Data block:
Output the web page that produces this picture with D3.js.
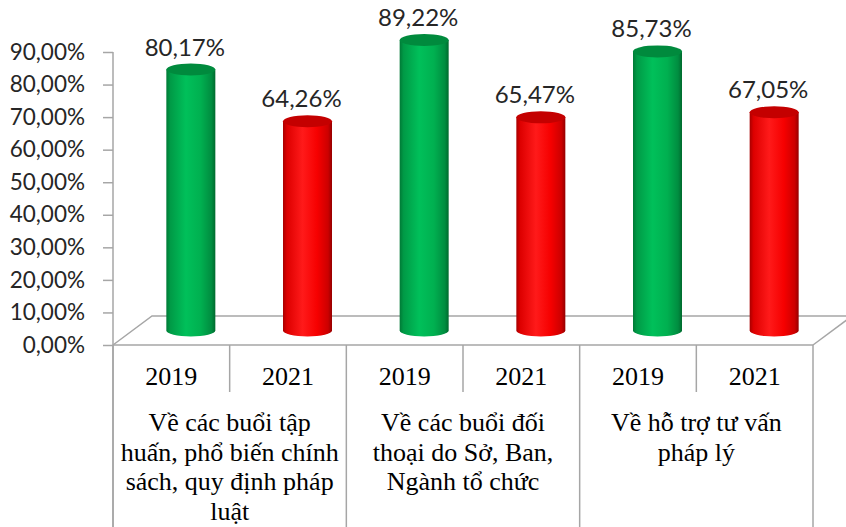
<!DOCTYPE html>
<html>
<head>
<meta charset="utf-8">
<script src="https://cdn.jsdelivr.net/npm/d3@7"></script>
<style>
  html, body { margin: 0; padding: 0; background: #fff; }
  svg { display: block; }
</style>
</head>
<body>
<svg width="846" height="527"></svg>
<script>
// data
const categoryLines = [
  ['Về các buổi tập', 'huấn, phổ biến chính', 'sách, quy định pháp', 'luật'],
  ['Về các buổi đối', 'thoại do Sở, Ban,', 'Ngành tổ chức'],
  ['Về hỗ trợ tư vấn', 'pháp lý'],
];
const years = ['2019', '2021'];
const values2019 = [0.8017, 0.8922, 0.8573];
const values2021 = [0.6426, 0.6547, 0.6705];
const yTicks = [0, 0.1, 0.2, 0.3, 0.4, 0.5, 0.6, 0.7, 0.8, 0.9];

const svg = d3.select('svg');
const width = +svg.attr('width');
const height = +svg.attr('height');

const left = 113, right = 813, floorY = 345, topY = 52;
const depthX = 39, depthY = 29;     // 3d depth of the floor
const barR = 24.5, ellR = 6;
const grey = '#a6a6a6';

const vi = d3.formatLocale({decimal: ',', thousands: '.', grouping: [3], currency: ['', '']});
const fmt = vi.format('.2%');

const y = d3.scaleLinear().domain([0, 0.9]).range([floorY, topY]);
const x0 = d3.scaleBand().domain(d3.range(categoryLines.length)).range([left, right]);
const x1 = d3.scaleBand().domain(years).range([0, x0.bandwidth()]);

const bars = [];
categoryLines.forEach((c, i) => {
  bars.push({cat: i, year: years[0], value: values2019[i]});
  bars.push({cat: i, year: years[1], value: values2021[i]});
});

// gradients for the cylinders
const defs = svg.append('defs');
const grads = {
  green: [['0', '#007a36'], ['0.08', '#009a46'], ['0.4', '#00c05a'], ['0.7', '#00b050'], ['0.92', '#008d40'], ['1', '#006a2e']],
  red: [['0', '#a80000'], ['0.08', '#dd0000'], ['0.4', '#ff1a1a'], ['0.7', '#f60000'], ['0.92', '#cc0000'], ['1', '#950000']],
};
Object.entries(grads).forEach(([name, stops]) => {
  const g = defs.append('linearGradient').attr('id', 'g-' + name)
    .attr('x1', 0).attr('x2', 1).attr('y1', 0).attr('y2', 0);
  g.selectAll('stop').data(stops).enter().append('stop')
    .attr('offset', d => d[0]).attr('stop-color', d => d[1]);
});
const topColor = {green: '#008a3d', red: '#c40000'};

// floor
const floor = svg.append('g')
  .attr('fill', 'none').attr('stroke', grey).attr('stroke-width', 1.5);
floor.append('path')
  .attr('d', `M${left},${floorY} L${left + depthX},${floorY - depthY} L${width + 10},${floorY - depthY}`);
floor.append('path')
  .attr('d', `M${right},${floorY} L${right + depthX},${floorY - depthY}`);

// y axis
const yAxis = svg.append('g')
  .attr('transform', `translate(${left},0)`)
  .call(d3.axisLeft(y).tickValues(yTicks).tickFormat(fmt).tickSize(10).tickPadding(18));
yAxis.select('.domain').attr('stroke', grey).attr('stroke-width', 1.5)
  .attr('d', `M0,${topY}V${height}`);
yAxis.selectAll('.tick line').attr('stroke', grey).attr('stroke-width', 1.5);
yAxis.selectAll('.tick text')
  .attr('fill', '#262626')
  .style('font-family', 'Lato, sans-serif')
  .style('font-size', '22.5px');

// table under the chart
const table = svg.append('g')
  .attr('stroke', grey).attr('stroke-width', 1.5);
table.append('line')
  .attr('x1', left).attr('x2', right).attr('y1', floorY).attr('y2', floorY);
table.selectAll('line.cat')
  .data(d3.range(categoryLines.length + 1))
  .enter().append('line').attr('class', 'cat')
  .attr('x1', d => left + d * x0.bandwidth()).attr('x2', d => left + d * x0.bandwidth())
  .attr('y1', floorY).attr('y2', height);
table.selectAll('line.sub')
  .data(d3.range(categoryLines.length))
  .enter().append('line').attr('class', 'sub')
  .attr('x1', d => x0(d) + x1(years[1])).attr('x2', d => x0(d) + x1(years[1]))
  .attr('y1', floorY).attr('y2', 392);

const serif = '"Liberation Serif", "Times New Roman", serif';
svg.append('g').selectAll('text')
  .data(bars)
  .enter().append('text')
  .attr('x', d => x0(d.cat) + x1(d.year) + x1.bandwidth() / 2)
  .attr('y', 385)
  .attr('text-anchor', 'middle')
  .style('font-family', serif).style('font-size', '26px')
  .text(d => d.year);

const catText = svg.append('g').selectAll('text')
  .data(categoryLines)
  .enter().append('text')
  .attr('text-anchor', 'middle')
  .style('font-family', serif).style('font-size', '26px');
catText.selectAll('tspan')
  .data((d, i) => d.map(line => ({line, i})))
  .enter().append('tspan')
  .attr('x', d => x0(d.i) + x0.bandwidth() / 2)
  .attr('y', (d, j) => 431 + j * 29.5)
  .text(d => d.line);

// cylinders
const barsG = svg.append('g');
const bar = barsG.selectAll('g.bar')
  .data(bars)
  .enter().append('g').attr('class', 'bar');

const cx = d => x0(d.cat) + x1(d.year) + x1.bandwidth() / 2 + depthX / 2;
const base = y(0) - depthY / 2;
const topOf = d => y(d.value) - depthY / 2;
const colorOf = d => d.year === years[0] ? 'green' : 'red';

bar.append('path')
  .attr('fill', d => `url(#g-${colorOf(d)})`)
  .attr('d', d => `M${cx(d) - barR},${topOf(d)} L${cx(d) - barR},${base} ` +
    `A${barR},${ellR} 0 0 0 ${cx(d) + barR},${base} L${cx(d) + barR},${topOf(d)} Z`);
bar.append('ellipse')
  .attr('cx', cx).attr('cy', topOf)
  .attr('rx', barR).attr('ry', ellR)
  .attr('fill', d => topColor[colorOf(d)]);

bar.append('text')
  .attr('x', d => cx(d) - 6)
  .attr('y', d => topOf(d) - 14)
  .attr('text-anchor', 'middle')
  .attr('fill', '#262626')
  .style('font-family', 'Lato, sans-serif')
  .style('font-size', '24px')
  .text(d => fmt(d.value));
</script>
</body>
</html>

Your task:
Reproduce the material word for word, minus the images.

Response to this exercise:
Output the web page that produces this picture with D3.js.
<!DOCTYPE html>
<html>
<head>
<meta charset="utf-8">
<script src="https://cdn.jsdelivr.net/npm/d3@7"></script>
<style>
  html, body { margin: 0; padding: 0; background: #fff; }
  svg { display: block; }
</style>
</head>
<body>
<svg width="846" height="527"></svg>
<script>
// data
const categoryLines = [
  ['Về các buổi tập', 'huấn, phổ biến chính', 'sách, quy định pháp', 'luật'],
  ['Về các buổi đối', 'thoại do Sở, Ban,', 'Ngành tổ chức'],
  ['Về hỗ trợ tư vấn', 'pháp lý'],
];
const years = ['2019', '2021'];
const values2019 = [0.8017, 0.8922, 0.8573];
const values2021 = [0.6426, 0.6547, 0.6705];
const yTicks = [0, 0.1, 0.2, 0.3, 0.4, 0.5, 0.6, 0.7, 0.8, 0.9];

const svg = d3.select('svg');
const width = +svg.attr('width');
const height = +svg.attr('height');

const left = 113, right = 813, floorY = 345, topY = 52;
const depthX = 39, depthY = 29;     // 3d depth of the floor
const barR = 24.5, ellR = 6;
const grey = '#a6a6a6';

const vi = d3.formatLocale({decimal: ',', thousands: '.', grouping: [3], currency: ['', '']});
const fmt = vi.format('.2%');

const y = d3.scaleLinear().domain([0, 0.9]).range([floorY, topY]);
const x0 = d3.scaleBand().domain(d3.range(categoryLines.length)).range([left, right]);
const x1 = d3.scaleBand().domain(years).range([0, x0.bandwidth()]);

const bars = [];
categoryLines.forEach((c, i) => {
  bars.push({cat: i, year: years[0], value: values2019[i]});
  bars.push({cat: i, year: years[1], value: values2021[i]});
});

// gradients for the cylinders
const defs = svg.append('defs');
const grads = {
  green: [['0', '#007a36'], ['0.08', '#009a46'], ['0.4', '#00c05a'], ['0.7', '#00b050'], ['0.92', '#008d40'], ['1', '#006a2e']],
  red: [['0', '#a80000'], ['0.08', '#dd0000'], ['0.4', '#ff1a1a'], ['0.7', '#f60000'], ['0.92', '#cc0000'], ['1', '#950000']],
};
Object.entries(grads).forEach(([name, stops]) => {
  const g = defs.append('linearGradient').attr('id', 'g-' + name)
    .attr('x1', 0).attr('x2', 1).attr('y1', 0).attr('y2', 0);
  g.selectAll('stop').data(stops).enter().append('stop')
    .attr('offset', d => d[0]).attr('stop-color', d => d[1]);
});
const topColor = {green: '#008a3d', red: '#c40000'};

// floor
const floor = svg.append('g')
  .attr('fill', 'none').attr('stroke', grey).attr('stroke-width', 1.5);
floor.append('path')
  .attr('d', `M${left},${floorY} L${left + depthX},${floorY - depthY} L${width + 10},${floorY - depthY}`);
floor.append('path')
  .attr('d', `M${right},${floorY} L${right + depthX},${floorY - depthY}`);

// y axis
const yAxis = svg.append('g')
  .attr('transform', `translate(${left},0)`)
  .call(d3.axisLeft(y).tickValues(yTicks).tickFormat(fmt).tickSize(10).tickPadding(18));
yAxis.select('.domain').attr('stroke', grey).attr('stroke-width', 1.5)
  .attr('d', `M0,${topY}V${height}`);
yAxis.selectAll('.tick line').attr('stroke', grey).attr('stroke-width', 1.5);
yAxis.selectAll('.tick text')
  .attr('fill', '#262626')
  .style('font-family', 'Lato, sans-serif')
  .style('font-size', '22.5px');

// table under the chart
const table = svg.append('g')
  .attr('stroke', grey).attr('stroke-width', 1.5);
table.append('line')
  .attr('x1', left).attr('x2', right).attr('y1', floorY).attr('y2', floorY);
table.selectAll('line.cat')
  .data(d3.range(categoryLines.length + 1))
  .enter().append('line').attr('class', 'cat')
  .attr('x1', d => left + d * x0.bandwidth()).attr('x2', d => left + d * x0.bandwidth())
  .attr('y1', floorY).attr('y2', height);
table.selectAll('line.sub')
  .data(d3.range(categoryLines.length))
  .enter().append('line').attr('class', 'sub')
  .attr('x1', d => x0(d) + x1(years[1])).attr('x2', d => x0(d) + x1(years[1]))
  .attr('y1', floorY).attr('y2', 392);

const serif = '"Liberation Serif", "Times New Roman", serif';
svg.append('g').selectAll('text')
  .data(bars)
  .enter().append('text')
  .attr('x', d => x0(d.cat) + x1(d.year) + x1.bandwidth() / 2)
  .attr('y', 385)
  .attr('text-anchor', 'middle')
  .style('font-family', serif).style('font-size', '26px')
  .text(d => d.year);

const catText = svg.append('g').selectAll('text')
  .data(categoryLines)
  .enter().append('text')
  .attr('text-anchor', 'middle')
  .style('font-family', serif).style('font-size', '26px');
catText.selectAll('tspan')
  .data((d, i) => d.map(line => ({line, i})))
  .enter().append('tspan')
  .attr('x', d => x0(d.i) + x0.bandwidth() / 2)
  .attr('y', (d, j) => 431 + j * 29.5)
  .text(d => d.line);

// cylinders
const barsG = svg.append('g');
const bar = barsG.selectAll('g.bar')
  .data(bars)
  .enter().append('g').attr('class', 'bar');

const cx = d => x0(d.cat) + x1(d.year) + x1.bandwidth() / 2 + depthX / 2;
const base = y(0) - depthY / 2;
const topOf = d => y(d.value) - depthY / 2;
const colorOf = d => d.year === years[0] ? 'green' : 'red';

bar.append('path')
  .attr('fill', d => `url(#g-${colorOf(d)})`)
  .attr('d', d => `M${cx(d) - barR},${topOf(d)} L${cx(d) - barR},${base} ` +
    `A${barR},${ellR} 0 0 0 ${cx(d) + barR},${base} L${cx(d) + barR},${topOf(d)} Z`);
bar.append('ellipse')
  .attr('cx', cx).attr('cy', topOf)
  .attr('rx', barR).attr('ry', ellR)
  .attr('fill', d => topColor[colorOf(d)]);

bar.append('text')
  .attr('x', d => cx(d) - 6)
  .attr('y', d => topOf(d) - 14)
  .attr('text-anchor', 'middle')
  .attr('fill', '#262626')
  .style('font-family', 'Lato, sans-serif')
  .style('font-size', '24px')
  .text(d => fmt(d.value));
</script>
</body>
</html>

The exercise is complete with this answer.